Und es zeigt, dass es möglich ist. Auch wenn sich das in
Österreich, und das ist wohl die Krux, schon kaum mehr jemand zutraut. Da
steckt man zuweilen schon Kinder in Parteiorganisationen, auf dass ihnen
dereinst der Weg bis zur Pensionierung geebnet wird, da übernimmt man
politische Funktionen allenfalls für ein paar Jahre, um die Kinder zu
versorgen, da geht man zu einer Partei sehr viel eher um sein Fortkommen
abzusichern und keine Schwierigkeiten beim Häuslbauen zu haben, denn der
politischen Überzeugung wegen.
Dass die Politik allen gegenteiligen Beteuerungen zum Trotz
das Land immer noch über die Maßen im Griff hat, hat auch damit zu tun, dass
ihr, respektive den Herr- und Damenschaften die sie repräsentieren, zu viel
Macht und - viel zu oft unterwürfige - Anerkennung entgegengebracht wird.
Wer wegen jedem noch so geringen Anliegen zu einem Politiker geht, um Hilfe
einzufordern, wer für jedes Vorhaben zuerst einmal bei der Politik um
Unterstützung vorstellig wird und wer für alles, was schief läuft, dazu neigt
die Politik verantwortlich zu machen, ohne vorher zumindest versucht zu haben,
die Dinge selbst zu regeln, darf sich nicht wundern, dass die Politik in diesem
Land zu einer Macht gekommen ist, die einer Hybris gleicht, der kaum zu
entkommen ist.
Dass man mit diesem Denken und Verhalten maßgeblich dazu
beiträgt, dass die Politik so mächtig und allumfassend wurde, wie sie heute
ist, kehrt man dabei geflissentlich unter den Tisch.

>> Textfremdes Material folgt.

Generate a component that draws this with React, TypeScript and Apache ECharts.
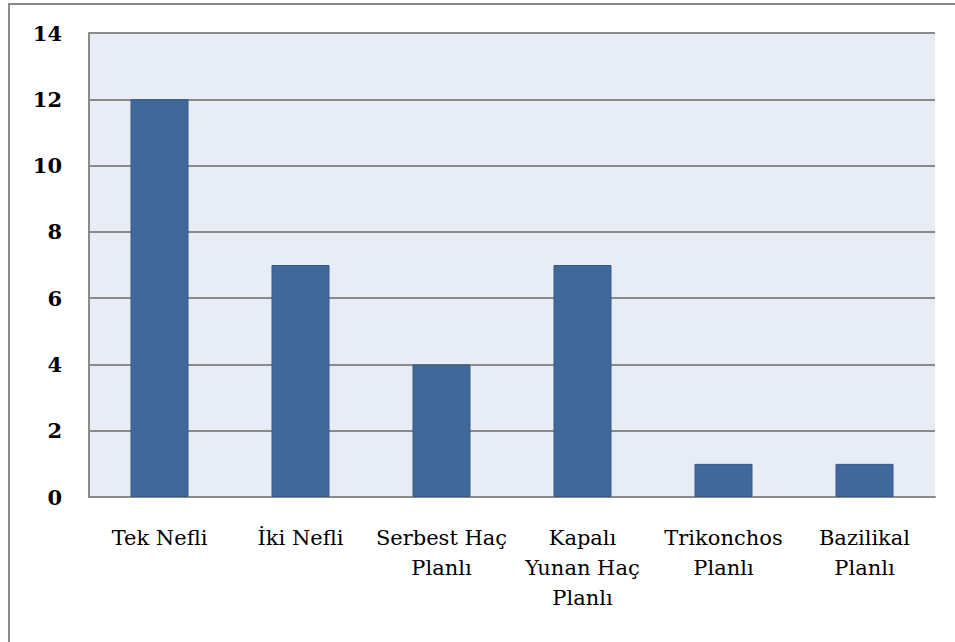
import React, { useEffect, useRef } from "react";
import * as echarts from "echarts";

// Plan types and building counts
const categories: string[] = [
  "Tek Nefli",
  "İki Nefli",
  "Serbest Haç\nPlanlı",
  "Kapalı\nYunan Haç\nPlanlı",
  "Trikonchos\nPlanlı",
  "Bazilikal\nPlanlı",
];
const counts: number[] = [12, 7, 4, 7, 1, 1];
const yTicks = { min: 0, max: 14, interval: 2 };

const FONT = "DejaVu Serif";

export default function App() {
  const ref = useRef<HTMLDivElement>(null);

  useEffect(() => {
    if (!ref.current) return;
    const chart = echarts.init(ref.current, undefined, { renderer: "svg" });
    chart.setOption({
      animation: false,
      backgroundColor: "#ffffff",
      textStyle: { fontFamily: FONT },
      graphic: [
        {
          type: "rect",
          shape: { x: 9, y: 4, width: 1000, height: 1000 },
          style: { fill: "none", stroke: "#8a8a8a", lineWidth: 2 },
          silent: true,
        },
      ],
      grid: {
        left: 89,
        top: 33,
        right: 20,
        bottom: 145,
        show: true,
        backgroundColor: "#E8ECF4",
        borderWidth: 0,
      },
      xAxis: {
        type: "category",
        data: categories,
        axisLine: { show: true, lineStyle: { color: "#8a8a8a", width: 2 } },
        axisTick: { show: false },
        axisLabel: {
          interval: 0,
          margin: 26,
          color: "#000",
          fontFamily: FONT,
          fontSize: 21,
          lineHeight: 30,
        },
      },
      yAxis: {
        type: "value",
        min: yTicks.min,
        max: yTicks.max,
        interval: yTicks.interval,
        axisLine: { show: true, lineStyle: { color: "#8a8a8a", width: 2 } },
        axisTick: { show: false },
        splitLine: { show: true, lineStyle: { color: "#8a8a8a", width: 2 } },
        axisLabel: {
          margin: 27,
          color: "#000",
          fontFamily: FONT,
          fontSize: 21,
          fontWeight: "bold",
        },
      },
      series: [
        {
          type: "bar",
          data: counts,
          barWidth: 58,
          itemStyle: {
            color: "#41689A",
            borderColor: "#36598a",
            borderWidth: 1,
          },
        },
      ],
    });
    return () => chart.dispose();
  }, []);

  return (
    <div
      ref={ref}
      style={{ position: "fixed", left: 0, top: 0, width: 955, height: 642 }}
    />
  );
}
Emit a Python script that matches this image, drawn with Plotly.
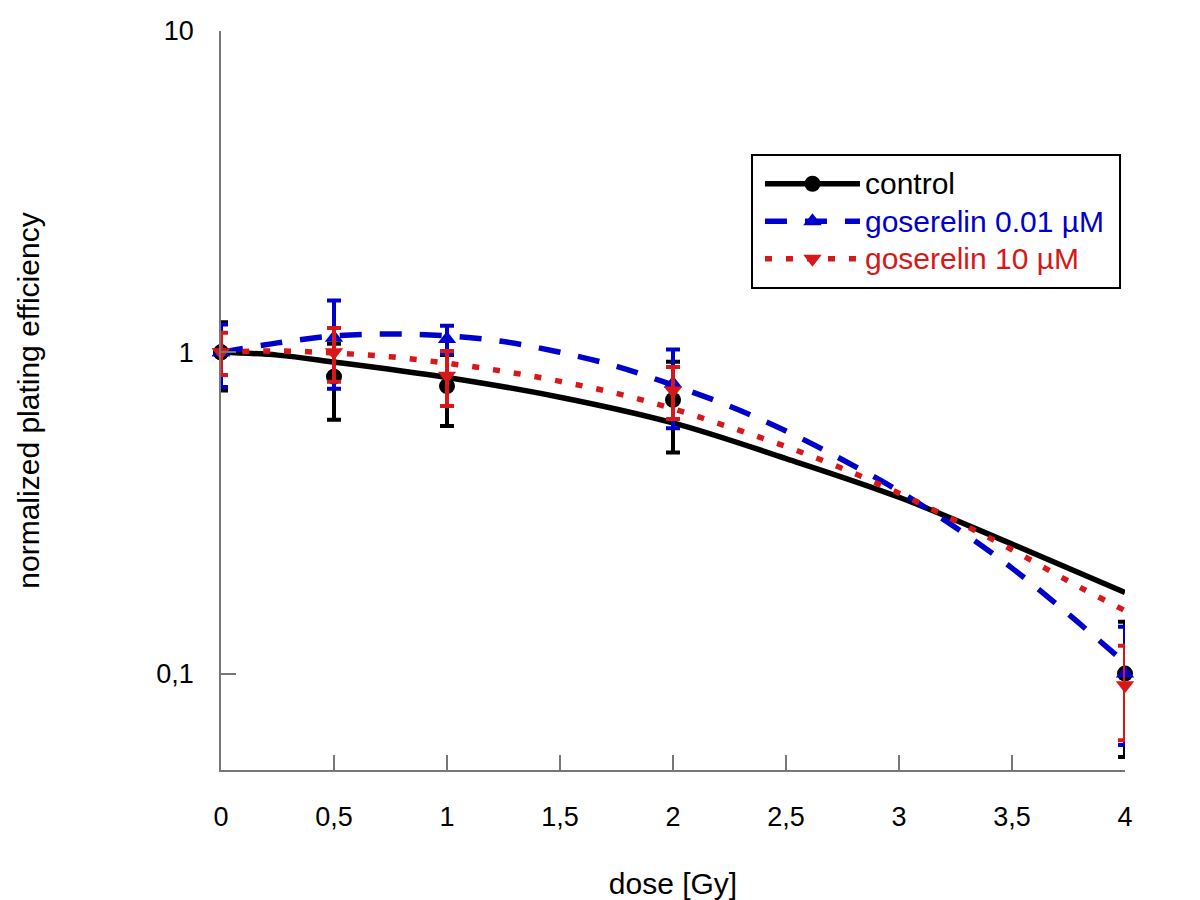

Man sollte es nicht tun. Zumal in Zeiten, in denen ohnehin
Politikverdrossenheit zu einem immer größeren Thema wird und in dem die Wut auf
und das Unverständnis für die Politik allerorten nachgrade explosionsartig
wächst. Und man sollte zumindest versuchen, die Dinge wieder öfter selbst in
die Hand zu nehmen. Zum Ziel zu kommen, ist auch dann möglich. Viel öfter, als
man glauben mag. Auch in Österreich.